* start *

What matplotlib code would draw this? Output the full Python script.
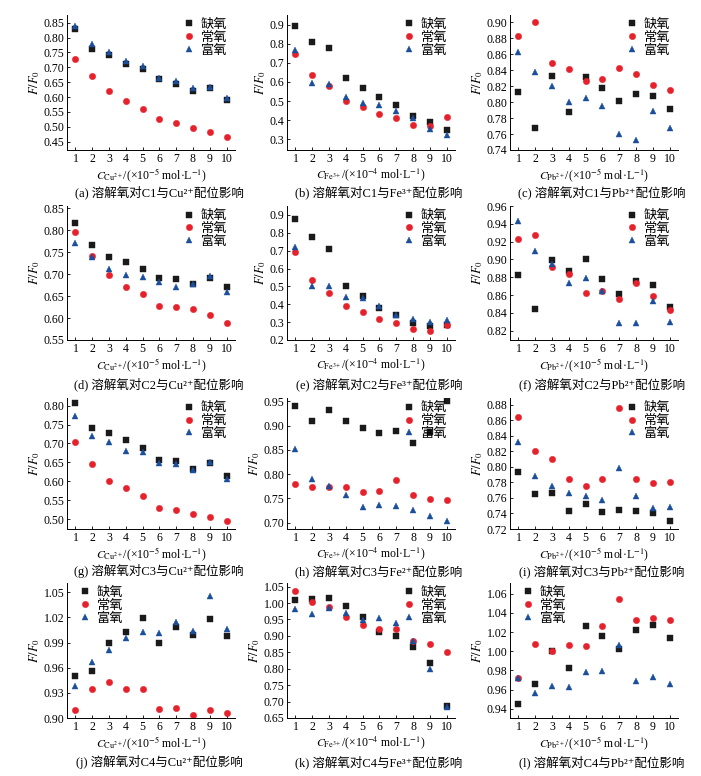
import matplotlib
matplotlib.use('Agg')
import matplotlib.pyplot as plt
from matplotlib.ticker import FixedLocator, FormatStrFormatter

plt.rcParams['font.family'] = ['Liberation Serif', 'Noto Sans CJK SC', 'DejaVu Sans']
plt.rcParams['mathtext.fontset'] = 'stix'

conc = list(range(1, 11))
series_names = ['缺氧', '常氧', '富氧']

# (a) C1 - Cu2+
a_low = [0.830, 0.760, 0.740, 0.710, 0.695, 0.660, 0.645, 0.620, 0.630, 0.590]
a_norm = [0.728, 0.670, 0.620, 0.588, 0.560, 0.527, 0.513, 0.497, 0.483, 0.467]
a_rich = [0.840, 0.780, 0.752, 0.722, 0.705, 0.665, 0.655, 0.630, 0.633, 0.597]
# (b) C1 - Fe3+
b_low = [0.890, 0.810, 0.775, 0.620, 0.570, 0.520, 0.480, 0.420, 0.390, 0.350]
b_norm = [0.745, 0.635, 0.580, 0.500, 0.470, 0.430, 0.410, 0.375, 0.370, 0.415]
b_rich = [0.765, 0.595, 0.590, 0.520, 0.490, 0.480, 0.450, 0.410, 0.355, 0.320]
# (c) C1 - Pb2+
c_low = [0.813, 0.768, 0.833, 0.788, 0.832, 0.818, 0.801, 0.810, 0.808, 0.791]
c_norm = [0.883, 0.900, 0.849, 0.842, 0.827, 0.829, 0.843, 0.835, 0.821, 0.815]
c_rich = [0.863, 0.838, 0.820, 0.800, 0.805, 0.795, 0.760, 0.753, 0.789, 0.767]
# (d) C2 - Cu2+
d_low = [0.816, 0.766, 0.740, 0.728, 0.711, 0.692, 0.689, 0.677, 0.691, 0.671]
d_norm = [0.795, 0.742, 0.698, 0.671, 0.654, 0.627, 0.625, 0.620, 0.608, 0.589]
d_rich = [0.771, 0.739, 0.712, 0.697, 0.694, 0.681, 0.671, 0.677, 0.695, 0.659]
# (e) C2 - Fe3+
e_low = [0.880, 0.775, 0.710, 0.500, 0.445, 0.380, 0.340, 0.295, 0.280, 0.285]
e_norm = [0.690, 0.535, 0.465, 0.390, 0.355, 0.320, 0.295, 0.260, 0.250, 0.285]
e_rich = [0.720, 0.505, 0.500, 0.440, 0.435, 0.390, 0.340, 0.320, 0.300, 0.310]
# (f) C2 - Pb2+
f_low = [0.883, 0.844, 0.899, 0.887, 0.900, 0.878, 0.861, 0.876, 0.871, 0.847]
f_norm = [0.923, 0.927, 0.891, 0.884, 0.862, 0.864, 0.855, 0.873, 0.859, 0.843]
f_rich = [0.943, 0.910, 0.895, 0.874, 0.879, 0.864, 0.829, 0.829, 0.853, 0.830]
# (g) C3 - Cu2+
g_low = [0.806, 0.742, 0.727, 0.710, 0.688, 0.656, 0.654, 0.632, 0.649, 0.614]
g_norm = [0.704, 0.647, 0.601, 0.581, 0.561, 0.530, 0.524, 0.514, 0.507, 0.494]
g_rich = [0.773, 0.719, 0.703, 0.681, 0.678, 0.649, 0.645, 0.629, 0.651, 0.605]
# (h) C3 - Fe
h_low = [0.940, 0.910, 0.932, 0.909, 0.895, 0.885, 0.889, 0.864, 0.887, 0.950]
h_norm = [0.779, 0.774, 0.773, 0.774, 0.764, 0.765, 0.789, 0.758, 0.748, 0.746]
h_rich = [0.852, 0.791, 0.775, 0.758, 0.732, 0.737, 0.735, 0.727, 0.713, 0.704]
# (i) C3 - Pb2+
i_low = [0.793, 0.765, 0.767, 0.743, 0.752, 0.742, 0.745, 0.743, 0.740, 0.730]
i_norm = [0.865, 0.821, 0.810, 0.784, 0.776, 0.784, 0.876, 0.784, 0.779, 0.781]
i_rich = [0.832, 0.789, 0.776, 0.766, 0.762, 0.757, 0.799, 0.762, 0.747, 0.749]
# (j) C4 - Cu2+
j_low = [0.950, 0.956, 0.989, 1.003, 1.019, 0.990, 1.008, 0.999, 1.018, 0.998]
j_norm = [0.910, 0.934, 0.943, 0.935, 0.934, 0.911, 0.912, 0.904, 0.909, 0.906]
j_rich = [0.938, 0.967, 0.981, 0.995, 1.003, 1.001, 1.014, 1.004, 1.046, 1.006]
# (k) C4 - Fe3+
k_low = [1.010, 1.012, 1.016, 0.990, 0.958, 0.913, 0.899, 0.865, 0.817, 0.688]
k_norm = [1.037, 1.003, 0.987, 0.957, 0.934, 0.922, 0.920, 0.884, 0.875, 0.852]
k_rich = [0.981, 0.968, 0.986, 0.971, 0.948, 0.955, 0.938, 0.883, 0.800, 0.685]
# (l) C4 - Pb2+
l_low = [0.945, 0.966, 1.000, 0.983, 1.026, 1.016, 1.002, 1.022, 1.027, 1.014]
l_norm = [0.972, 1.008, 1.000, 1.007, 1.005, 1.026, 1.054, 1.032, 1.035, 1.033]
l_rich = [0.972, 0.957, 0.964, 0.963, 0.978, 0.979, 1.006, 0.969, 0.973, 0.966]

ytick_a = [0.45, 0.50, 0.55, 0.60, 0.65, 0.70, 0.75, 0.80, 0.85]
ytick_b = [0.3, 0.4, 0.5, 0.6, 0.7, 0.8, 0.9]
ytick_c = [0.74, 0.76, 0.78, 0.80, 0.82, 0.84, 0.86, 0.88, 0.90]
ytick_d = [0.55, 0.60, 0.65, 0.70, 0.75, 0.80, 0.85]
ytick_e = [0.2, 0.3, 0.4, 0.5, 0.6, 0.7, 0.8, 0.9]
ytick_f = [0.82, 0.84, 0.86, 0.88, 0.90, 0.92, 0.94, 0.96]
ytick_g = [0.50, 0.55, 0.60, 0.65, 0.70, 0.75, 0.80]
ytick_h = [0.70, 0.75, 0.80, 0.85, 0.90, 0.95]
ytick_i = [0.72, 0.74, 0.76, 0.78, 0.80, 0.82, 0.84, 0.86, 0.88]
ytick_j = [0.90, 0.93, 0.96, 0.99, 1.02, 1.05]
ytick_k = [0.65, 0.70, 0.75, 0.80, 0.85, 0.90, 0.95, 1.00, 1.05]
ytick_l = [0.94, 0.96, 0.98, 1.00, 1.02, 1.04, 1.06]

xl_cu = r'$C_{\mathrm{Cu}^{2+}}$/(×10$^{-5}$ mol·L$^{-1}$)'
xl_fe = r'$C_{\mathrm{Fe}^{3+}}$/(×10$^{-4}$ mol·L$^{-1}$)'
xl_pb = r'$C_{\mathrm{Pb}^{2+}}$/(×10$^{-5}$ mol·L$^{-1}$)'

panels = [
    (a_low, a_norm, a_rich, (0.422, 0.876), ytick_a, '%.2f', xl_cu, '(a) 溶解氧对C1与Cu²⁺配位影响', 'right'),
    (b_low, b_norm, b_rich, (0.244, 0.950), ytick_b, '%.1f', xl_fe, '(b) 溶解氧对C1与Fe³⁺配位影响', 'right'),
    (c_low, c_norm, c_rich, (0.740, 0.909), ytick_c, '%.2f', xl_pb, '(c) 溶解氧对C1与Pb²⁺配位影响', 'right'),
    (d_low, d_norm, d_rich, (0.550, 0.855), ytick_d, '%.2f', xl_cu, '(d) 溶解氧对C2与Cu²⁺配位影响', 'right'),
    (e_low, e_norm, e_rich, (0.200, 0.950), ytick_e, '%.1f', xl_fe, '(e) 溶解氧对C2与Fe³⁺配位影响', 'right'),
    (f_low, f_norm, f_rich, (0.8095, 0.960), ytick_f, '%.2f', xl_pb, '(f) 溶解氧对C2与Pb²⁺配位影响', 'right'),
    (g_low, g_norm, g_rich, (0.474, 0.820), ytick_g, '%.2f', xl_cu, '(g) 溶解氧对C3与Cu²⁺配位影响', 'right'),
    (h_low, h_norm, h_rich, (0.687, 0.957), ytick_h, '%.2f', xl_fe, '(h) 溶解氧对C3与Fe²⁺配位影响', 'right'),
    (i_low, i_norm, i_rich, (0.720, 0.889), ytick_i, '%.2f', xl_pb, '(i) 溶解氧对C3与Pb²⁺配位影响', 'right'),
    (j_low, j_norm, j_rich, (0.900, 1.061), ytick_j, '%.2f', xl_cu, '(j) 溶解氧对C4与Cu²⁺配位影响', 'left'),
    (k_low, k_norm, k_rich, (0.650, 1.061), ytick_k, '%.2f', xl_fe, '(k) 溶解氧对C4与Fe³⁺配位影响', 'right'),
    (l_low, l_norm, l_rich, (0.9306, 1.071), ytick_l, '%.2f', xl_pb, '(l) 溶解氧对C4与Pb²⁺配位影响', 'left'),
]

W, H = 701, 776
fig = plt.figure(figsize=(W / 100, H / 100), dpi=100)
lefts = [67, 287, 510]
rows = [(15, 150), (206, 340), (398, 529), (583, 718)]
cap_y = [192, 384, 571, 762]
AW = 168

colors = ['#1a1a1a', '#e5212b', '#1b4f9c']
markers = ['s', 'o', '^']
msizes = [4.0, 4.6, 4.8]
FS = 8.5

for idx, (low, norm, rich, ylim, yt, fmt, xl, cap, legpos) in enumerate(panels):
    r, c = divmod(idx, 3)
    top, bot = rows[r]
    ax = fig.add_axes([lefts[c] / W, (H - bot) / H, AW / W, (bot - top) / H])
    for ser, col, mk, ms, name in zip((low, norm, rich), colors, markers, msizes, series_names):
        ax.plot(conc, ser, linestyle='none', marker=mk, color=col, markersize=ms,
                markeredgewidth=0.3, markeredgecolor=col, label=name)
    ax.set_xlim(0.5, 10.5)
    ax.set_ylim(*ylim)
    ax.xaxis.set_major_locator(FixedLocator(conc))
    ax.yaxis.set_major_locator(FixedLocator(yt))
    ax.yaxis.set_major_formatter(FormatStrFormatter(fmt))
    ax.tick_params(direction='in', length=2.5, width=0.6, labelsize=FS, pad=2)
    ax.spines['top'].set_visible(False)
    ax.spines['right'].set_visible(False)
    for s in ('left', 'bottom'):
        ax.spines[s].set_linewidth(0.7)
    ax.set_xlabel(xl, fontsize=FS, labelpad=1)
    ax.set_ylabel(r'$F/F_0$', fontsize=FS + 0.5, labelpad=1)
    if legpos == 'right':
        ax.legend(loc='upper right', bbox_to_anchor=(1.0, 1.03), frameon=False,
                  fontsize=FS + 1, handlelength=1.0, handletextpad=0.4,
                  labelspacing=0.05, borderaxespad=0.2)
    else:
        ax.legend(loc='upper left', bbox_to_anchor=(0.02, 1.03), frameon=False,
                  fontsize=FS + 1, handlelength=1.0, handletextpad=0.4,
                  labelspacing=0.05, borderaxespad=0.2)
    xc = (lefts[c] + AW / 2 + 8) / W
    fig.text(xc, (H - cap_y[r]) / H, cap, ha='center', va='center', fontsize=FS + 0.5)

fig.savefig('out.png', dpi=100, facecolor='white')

* end *
* start *

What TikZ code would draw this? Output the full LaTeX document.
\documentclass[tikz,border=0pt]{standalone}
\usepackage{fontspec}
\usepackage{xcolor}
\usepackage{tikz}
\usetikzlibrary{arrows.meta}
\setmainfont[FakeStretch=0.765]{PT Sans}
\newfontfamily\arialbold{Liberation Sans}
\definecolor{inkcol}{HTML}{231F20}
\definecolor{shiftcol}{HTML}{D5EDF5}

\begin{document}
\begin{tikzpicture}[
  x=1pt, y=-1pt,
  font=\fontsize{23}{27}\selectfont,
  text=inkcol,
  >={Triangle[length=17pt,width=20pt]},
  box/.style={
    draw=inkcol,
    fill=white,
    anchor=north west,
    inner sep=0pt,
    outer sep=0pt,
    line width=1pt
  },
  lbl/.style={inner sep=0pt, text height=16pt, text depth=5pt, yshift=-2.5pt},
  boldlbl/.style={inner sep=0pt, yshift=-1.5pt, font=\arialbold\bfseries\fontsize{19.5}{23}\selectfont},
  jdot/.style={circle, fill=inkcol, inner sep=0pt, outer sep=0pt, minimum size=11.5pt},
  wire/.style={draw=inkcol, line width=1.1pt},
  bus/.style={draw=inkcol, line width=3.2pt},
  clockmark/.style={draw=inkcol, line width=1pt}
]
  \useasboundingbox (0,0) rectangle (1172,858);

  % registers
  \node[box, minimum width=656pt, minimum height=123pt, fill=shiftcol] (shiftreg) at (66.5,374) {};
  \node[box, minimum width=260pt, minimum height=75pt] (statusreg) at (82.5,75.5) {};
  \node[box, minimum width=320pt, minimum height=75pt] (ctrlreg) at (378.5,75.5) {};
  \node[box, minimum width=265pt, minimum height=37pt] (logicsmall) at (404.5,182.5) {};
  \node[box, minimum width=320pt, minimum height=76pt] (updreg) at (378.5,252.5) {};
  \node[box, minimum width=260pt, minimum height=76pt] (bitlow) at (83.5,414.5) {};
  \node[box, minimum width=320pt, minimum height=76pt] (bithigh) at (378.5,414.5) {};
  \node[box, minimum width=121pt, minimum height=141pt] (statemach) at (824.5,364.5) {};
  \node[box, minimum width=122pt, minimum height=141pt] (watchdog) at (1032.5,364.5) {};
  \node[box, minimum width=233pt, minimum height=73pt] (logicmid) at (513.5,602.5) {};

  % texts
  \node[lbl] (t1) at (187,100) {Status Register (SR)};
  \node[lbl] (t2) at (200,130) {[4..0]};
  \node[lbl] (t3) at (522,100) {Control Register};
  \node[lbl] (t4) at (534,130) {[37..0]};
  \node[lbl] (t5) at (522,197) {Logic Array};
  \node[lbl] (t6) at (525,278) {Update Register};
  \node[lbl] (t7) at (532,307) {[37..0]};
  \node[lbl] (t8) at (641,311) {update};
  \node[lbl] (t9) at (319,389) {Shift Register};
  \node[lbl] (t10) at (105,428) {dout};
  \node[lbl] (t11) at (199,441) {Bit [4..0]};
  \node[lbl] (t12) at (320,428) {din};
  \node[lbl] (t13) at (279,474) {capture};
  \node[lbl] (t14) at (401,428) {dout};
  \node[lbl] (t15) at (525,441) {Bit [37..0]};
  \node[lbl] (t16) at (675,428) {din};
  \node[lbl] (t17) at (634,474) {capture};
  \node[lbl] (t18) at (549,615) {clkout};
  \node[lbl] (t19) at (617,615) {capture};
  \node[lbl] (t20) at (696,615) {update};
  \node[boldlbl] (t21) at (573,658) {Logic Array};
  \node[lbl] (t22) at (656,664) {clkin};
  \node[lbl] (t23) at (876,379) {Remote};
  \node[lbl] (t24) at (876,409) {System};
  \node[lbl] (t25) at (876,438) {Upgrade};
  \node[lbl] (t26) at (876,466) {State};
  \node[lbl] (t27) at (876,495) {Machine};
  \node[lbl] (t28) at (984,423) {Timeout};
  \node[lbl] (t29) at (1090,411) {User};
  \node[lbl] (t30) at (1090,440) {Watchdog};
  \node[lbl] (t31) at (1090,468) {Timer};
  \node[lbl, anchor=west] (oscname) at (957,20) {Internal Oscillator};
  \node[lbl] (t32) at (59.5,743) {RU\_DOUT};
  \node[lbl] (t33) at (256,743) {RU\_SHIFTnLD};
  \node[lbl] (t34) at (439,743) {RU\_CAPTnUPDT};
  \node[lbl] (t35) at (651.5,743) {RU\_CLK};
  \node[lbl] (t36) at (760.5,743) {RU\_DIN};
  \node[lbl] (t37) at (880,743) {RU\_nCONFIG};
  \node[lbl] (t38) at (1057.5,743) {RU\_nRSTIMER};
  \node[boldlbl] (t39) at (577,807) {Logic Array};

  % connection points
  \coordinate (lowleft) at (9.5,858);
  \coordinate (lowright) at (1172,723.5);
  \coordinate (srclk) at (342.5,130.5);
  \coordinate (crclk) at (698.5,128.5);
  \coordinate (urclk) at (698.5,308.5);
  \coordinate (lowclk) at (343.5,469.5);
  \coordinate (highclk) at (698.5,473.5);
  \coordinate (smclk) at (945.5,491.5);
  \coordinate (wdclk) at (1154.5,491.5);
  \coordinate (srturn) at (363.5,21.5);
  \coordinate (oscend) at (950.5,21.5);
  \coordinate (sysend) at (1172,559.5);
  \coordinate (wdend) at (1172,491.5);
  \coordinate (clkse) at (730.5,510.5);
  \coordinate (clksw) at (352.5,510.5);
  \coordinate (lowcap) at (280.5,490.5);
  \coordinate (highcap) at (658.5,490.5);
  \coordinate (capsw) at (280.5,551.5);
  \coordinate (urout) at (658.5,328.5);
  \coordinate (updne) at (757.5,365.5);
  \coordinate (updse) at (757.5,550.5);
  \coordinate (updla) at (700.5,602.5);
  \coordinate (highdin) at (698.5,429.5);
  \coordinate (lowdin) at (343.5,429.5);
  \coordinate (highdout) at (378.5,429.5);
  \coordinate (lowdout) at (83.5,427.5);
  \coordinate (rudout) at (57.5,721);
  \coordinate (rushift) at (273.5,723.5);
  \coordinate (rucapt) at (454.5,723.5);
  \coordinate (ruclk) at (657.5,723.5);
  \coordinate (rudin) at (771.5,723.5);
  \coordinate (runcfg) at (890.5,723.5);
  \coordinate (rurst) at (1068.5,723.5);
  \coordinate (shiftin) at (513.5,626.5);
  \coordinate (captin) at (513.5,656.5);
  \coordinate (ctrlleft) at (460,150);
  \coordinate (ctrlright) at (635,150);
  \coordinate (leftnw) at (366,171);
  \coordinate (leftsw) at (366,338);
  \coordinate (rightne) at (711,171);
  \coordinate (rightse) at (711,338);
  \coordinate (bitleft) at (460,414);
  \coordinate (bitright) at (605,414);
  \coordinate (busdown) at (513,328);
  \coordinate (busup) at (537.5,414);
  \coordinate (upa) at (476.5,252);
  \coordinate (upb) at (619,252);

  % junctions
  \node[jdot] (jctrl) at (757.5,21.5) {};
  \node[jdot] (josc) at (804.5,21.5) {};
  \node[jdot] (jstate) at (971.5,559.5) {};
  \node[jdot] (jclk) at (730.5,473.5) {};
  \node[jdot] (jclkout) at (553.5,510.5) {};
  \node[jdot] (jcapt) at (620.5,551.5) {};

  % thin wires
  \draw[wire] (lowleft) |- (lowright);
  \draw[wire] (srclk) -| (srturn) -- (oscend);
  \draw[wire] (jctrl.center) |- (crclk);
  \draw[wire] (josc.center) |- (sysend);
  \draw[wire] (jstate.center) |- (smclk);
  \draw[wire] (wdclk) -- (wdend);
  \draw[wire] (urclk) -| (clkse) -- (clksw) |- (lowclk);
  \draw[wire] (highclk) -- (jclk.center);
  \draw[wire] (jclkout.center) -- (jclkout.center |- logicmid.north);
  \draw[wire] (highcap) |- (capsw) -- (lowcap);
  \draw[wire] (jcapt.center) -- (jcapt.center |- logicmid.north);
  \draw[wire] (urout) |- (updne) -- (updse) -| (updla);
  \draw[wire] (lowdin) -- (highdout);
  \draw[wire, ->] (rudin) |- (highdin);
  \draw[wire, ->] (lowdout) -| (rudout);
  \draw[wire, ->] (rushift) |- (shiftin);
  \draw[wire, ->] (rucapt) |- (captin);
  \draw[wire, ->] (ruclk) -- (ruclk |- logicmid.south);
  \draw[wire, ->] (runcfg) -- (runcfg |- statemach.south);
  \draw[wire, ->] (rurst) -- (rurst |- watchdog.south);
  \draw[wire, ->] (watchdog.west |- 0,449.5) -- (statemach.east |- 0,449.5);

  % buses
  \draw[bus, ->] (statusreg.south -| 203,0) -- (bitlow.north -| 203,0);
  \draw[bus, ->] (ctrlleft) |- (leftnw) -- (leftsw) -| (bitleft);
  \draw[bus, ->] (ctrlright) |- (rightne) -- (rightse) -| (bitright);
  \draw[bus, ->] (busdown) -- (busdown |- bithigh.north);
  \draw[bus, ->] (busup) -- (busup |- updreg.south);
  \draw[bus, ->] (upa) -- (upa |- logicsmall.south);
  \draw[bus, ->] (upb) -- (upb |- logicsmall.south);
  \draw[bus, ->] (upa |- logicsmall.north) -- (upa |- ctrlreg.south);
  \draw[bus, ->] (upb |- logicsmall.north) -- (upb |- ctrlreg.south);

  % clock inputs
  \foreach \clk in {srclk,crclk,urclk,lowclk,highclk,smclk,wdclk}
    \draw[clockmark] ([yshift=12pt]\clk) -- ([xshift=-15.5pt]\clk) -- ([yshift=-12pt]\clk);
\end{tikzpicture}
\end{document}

* end *
* start *

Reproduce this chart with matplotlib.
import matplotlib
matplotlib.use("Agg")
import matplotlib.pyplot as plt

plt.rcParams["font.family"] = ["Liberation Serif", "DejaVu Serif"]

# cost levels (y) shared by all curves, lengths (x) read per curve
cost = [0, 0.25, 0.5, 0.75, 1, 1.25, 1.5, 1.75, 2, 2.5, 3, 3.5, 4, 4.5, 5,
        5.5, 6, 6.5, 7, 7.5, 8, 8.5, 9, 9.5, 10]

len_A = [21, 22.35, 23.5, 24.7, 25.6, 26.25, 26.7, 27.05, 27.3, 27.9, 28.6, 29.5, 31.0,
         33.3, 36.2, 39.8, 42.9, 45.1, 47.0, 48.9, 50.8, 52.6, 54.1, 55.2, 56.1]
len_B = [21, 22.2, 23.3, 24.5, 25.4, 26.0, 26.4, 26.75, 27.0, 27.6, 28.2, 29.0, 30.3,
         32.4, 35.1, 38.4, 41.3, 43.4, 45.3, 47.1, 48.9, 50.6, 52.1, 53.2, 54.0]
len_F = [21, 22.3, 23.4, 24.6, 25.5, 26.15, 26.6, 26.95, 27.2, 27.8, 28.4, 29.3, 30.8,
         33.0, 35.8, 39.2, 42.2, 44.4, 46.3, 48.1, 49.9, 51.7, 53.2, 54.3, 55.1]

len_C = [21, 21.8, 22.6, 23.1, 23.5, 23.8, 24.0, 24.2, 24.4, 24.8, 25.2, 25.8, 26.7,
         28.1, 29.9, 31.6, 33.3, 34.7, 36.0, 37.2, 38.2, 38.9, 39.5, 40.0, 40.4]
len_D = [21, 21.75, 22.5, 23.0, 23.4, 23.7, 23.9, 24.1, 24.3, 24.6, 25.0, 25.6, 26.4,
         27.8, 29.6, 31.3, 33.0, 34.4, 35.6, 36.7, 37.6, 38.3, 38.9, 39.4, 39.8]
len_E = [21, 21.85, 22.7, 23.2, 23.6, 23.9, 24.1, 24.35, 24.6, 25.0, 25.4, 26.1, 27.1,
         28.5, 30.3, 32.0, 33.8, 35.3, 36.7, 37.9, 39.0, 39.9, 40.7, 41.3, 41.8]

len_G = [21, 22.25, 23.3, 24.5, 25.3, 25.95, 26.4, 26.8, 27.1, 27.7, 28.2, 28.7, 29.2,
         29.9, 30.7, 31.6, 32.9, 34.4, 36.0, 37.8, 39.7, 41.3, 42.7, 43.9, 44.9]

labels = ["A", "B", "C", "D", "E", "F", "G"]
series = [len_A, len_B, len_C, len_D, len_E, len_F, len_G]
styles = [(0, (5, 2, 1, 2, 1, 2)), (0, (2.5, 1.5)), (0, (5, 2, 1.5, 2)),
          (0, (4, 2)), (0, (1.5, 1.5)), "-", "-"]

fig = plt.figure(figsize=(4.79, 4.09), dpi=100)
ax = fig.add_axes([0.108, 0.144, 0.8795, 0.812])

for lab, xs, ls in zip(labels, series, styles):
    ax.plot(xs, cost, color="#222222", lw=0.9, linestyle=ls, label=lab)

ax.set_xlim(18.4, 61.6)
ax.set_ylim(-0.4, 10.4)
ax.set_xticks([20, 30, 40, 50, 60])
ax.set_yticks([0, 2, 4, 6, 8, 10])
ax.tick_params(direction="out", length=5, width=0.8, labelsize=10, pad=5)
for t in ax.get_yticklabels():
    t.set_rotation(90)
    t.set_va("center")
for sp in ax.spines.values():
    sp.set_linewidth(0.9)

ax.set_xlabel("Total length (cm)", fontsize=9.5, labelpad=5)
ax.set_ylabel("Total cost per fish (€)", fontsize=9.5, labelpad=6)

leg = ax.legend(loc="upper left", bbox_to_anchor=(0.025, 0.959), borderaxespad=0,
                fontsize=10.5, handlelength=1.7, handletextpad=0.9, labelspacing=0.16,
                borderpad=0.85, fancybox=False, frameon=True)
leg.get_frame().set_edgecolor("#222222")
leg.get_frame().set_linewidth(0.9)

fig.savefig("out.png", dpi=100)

* end *

> Exercise
Nothing but the lines above, starting at the line that contains "What matplotlib code" and ending at the line that contains "series_names = ['缺氧', '常氧', '富氧']", should be given again, exactly and without the pictures.

> Finished exercise
What matplotlib code would draw this? Output the full Python script.
import matplotlib
matplotlib.use('Agg')
import matplotlib.pyplot as plt
from matplotlib.ticker import FixedLocator, FormatStrFormatter

plt.rcParams['font.family'] = ['Liberation Serif', 'Noto Sans CJK SC', 'DejaVu Sans']
plt.rcParams['mathtext.fontset'] = 'stix'

conc = list(range(1, 11))
series_names = ['缺氧', '常氧', '富氧']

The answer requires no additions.